**DATA LINES**

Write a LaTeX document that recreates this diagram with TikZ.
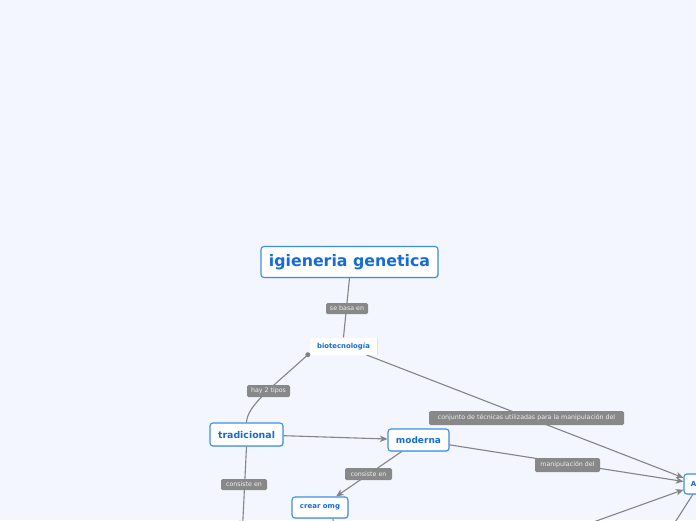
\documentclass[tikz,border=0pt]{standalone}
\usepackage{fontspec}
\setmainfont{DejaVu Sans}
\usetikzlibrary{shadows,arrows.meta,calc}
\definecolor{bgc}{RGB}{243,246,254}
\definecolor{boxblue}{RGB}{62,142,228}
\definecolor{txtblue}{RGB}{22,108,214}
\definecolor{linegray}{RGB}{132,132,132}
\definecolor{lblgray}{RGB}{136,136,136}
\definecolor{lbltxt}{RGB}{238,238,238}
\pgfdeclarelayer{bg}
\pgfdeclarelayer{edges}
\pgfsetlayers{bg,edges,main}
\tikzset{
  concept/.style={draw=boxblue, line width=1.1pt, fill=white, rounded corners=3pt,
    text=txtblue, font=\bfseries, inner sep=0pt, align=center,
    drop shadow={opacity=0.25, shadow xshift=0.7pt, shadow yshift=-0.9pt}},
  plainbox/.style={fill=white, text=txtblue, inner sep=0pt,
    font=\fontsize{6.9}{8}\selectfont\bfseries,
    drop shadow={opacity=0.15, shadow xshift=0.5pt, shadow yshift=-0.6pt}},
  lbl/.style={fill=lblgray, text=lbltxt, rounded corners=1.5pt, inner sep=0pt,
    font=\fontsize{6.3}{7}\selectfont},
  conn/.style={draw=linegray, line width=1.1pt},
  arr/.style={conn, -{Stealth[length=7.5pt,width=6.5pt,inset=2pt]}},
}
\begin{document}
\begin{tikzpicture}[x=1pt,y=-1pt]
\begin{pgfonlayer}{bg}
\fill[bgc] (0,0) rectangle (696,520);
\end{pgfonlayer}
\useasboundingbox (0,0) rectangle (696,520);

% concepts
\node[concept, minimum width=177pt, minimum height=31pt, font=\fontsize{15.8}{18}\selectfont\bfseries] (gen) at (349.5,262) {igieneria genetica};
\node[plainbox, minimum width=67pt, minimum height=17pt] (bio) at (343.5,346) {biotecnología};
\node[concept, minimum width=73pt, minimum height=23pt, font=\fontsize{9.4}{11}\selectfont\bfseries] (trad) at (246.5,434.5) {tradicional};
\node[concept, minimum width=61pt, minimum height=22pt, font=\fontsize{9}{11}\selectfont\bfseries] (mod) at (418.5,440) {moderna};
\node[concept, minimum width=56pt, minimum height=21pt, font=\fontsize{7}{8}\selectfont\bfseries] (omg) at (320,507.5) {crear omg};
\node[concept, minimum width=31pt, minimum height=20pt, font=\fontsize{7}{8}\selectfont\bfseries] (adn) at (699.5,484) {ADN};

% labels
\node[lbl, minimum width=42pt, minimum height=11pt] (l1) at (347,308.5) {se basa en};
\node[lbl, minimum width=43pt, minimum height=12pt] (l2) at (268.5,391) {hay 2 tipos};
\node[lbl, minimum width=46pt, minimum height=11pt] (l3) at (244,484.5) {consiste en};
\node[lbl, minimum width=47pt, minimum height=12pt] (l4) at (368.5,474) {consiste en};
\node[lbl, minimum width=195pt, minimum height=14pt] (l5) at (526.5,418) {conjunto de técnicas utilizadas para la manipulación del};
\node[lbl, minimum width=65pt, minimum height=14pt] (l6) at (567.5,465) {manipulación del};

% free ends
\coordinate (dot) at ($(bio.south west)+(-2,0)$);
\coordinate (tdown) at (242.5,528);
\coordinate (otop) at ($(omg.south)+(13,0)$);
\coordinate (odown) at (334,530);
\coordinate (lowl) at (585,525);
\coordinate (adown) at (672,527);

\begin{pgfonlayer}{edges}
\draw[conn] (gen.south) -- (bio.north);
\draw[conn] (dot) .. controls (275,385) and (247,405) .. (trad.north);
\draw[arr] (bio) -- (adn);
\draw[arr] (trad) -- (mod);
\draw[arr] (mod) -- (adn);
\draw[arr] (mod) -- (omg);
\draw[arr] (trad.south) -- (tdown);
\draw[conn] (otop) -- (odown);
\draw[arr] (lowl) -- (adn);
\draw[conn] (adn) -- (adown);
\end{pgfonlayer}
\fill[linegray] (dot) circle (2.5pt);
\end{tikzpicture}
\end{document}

**WHAT THIS TASK INVOLVES**
Make an exact copy of the data, leaving its pictures out.

**THE OUTPUT**
Write a LaTeX document that recreates this diagram with TikZ.
\documentclass[tikz,border=0pt]{standalone}
\usepackage{fontspec}
\setmainfont{DejaVu Sans}
\usetikzlibrary{shadows,arrows.meta,calc}
\definecolor{bgc}{RGB}{243,246,254}
\definecolor{boxblue}{RGB}{62,142,228}
\definecolor{txtblue}{RGB}{22,108,214}
\definecolor{linegray}{RGB}{132,132,132}
\definecolor{lblgray}{RGB}{136,136,136}
\definecolor{lbltxt}{RGB}{238,238,238}
\pgfdeclarelayer{bg}
\pgfdeclarelayer{edges}
\pgfsetlayers{bg,edges,main}
\tikzset{
  concept/.style={draw=boxblue, line width=1.1pt, fill=white, rounded corners=3pt,
    text=txtblue, font=\bfseries, inner sep=0pt, align=center,
    drop shadow={opacity=0.25, shadow xshift=0.7pt, shadow yshift=-0.9pt}},
  plainbox/.style={fill=white, text=txtblue, inner sep=0pt,
    font=\fontsize{6.9}{8}\selectfont\bfseries,
    drop shadow={opacity=0.15, shadow xshift=0.5pt, shadow yshift=-0.6pt}},
  lbl/.style={fill=lblgray, text=lbltxt, rounded corners=1.5pt, inner sep=0pt,
    font=\fontsize{6.3}{7}\selectfont},
  conn/.style={draw=linegray, line width=1.1pt},
  arr/.style={conn, -{Stealth[length=7.5pt,width=6.5pt,inset=2pt]}},
}
\begin{document}
\begin{tikzpicture}[x=1pt,y=-1pt]
\begin{pgfonlayer}{bg}
\fill[bgc] (0,0) rectangle (696,520);
\end{pgfonlayer}
\useasboundingbox (0,0) rectangle (696,520);

% concepts
\node[concept, minimum width=177pt, minimum height=31pt, font=\fontsize{15.8}{18}\selectfont\bfseries] (gen) at (349.5,262) {igieneria genetica};
\node[plainbox, minimum width=67pt, minimum height=17pt] (bio) at (343.5,346) {biotecnología};
\node[concept, minimum width=73pt, minimum height=23pt, font=\fontsize{9.4}{11}\selectfont\bfseries] (trad) at (246.5,434.5) {tradicional};
\node[concept, minimum width=61pt, minimum height=22pt, font=\fontsize{9}{11}\selectfont\bfseries] (mod) at (418.5,440) {moderna};
\node[concept, minimum width=56pt, minimum height=21pt, font=\fontsize{7}{8}\selectfont\bfseries] (omg) at (320,507.5) {crear omg};
\node[concept, minimum width=31pt, minimum height=20pt, font=\fontsize{7}{8}\selectfont\bfseries] (adn) at (699.5,484) {ADN};

% labels
\node[lbl, minimum width=42pt, minimum height=11pt] (l1) at (347,308.5) {se basa en};
\node[lbl, minimum width=43pt, minimum height=12pt] (l2) at (268.5,391) {hay 2 tipos};
\node[lbl, minimum width=46pt, minimum height=11pt] (l3) at (244,484.5) {consiste en};
\node[lbl, minimum width=47pt, minimum height=12pt] (l4) at (368.5,474) {consiste en};
\node[lbl, minimum width=195pt, minimum height=14pt] (l5) at (526.5,418) {conjunto de técnicas utilizadas para la manipulación del};
\node[lbl, minimum width=65pt, minimum height=14pt] (l6) at (567.5,465) {manipulación del};

% free ends
\coordinate (dot) at ($(bio.south west)+(-2,0)$);
\coordinate (tdown) at (242.5,528);
\coordinate (otop) at ($(omg.south)+(13,0)$);
\coordinate (odown) at (334,530);
\coordinate (lowl) at (585,525);
\coordinate (adown) at (672,527);

\begin{pgfonlayer}{edges}
\draw[conn] (gen.south) -- (bio.north);
\draw[conn] (dot) .. controls (275,385) and (247,405) .. (trad.north);
\draw[arr] (bio) -- (adn);
\draw[arr] (trad) -- (mod);
\draw[arr] (mod) -- (adn);
\draw[arr] (mod) -- (omg);
\draw[arr] (trad.south) -- (tdown);
\draw[conn] (otop) -- (odown);
\draw[arr] (lowl) -- (adn);
\draw[conn] (adn) -- (adown);
\end{pgfonlayer}
\fill[linegray] (dot) circle (2.5pt);
\end{tikzpicture}
\end{document}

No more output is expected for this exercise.